J: Noting that this is a 500 page book, how long did the actual process of writing take?

AM: I spent about two years researching it, planning (and re-planning) it and staring into museum display cases and out of windows. I think I spent about two and half years on the actual writing, and most of that was devoted to Parts 1 and 5, Gerónimo's story, which was the most difficult and was rewritten many times. It's hard to be precise, however, because I started writing it before I'd finished researching it (since the research could clearly take up the rest of my life if I didn't make a start!). From the time I started reading about the subject to the time I gave the draft to my agent, more than ten years went by - but I did write other things in the meantime.  

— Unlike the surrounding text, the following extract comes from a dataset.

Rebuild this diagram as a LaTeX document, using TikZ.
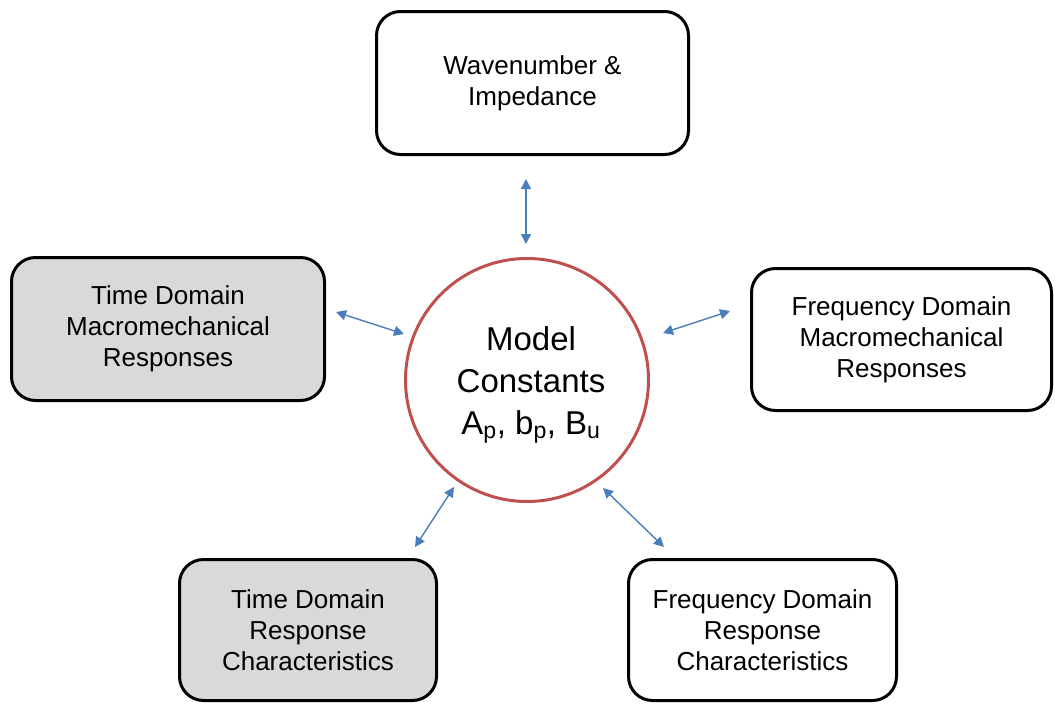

J: Have you thought that this would make a wonderful movie: any chances of this happening?

AM: I do think it would make a good film, indeed a spectacular film, although I doubt if a film could capture the ambiguity that is so much a part of it and that a novel accommodates quite easily. If anyone is thinking of making a film of it, I haven't been told! 

J: Are you now working on your next novel, and could you tell us something about it, please?

AM: Yes, I am working on the next novel, and it is set in Haiti. That's all I want to say at the moment.

J: How do you get through a writing block?

AM: The wonderful thing about a historical subject is that if you feel you really can't write you can always do some more research. 

J: What do you do to relax when you're in the process of writing?

AM: Going for a walk is very good. It at the same time clears your head and lets you go on thinking if you want to. I have also been known to paddle my kayak on the river, similarly good for the mind. And I live in a major city where there are all sorts of less virtuous diversions.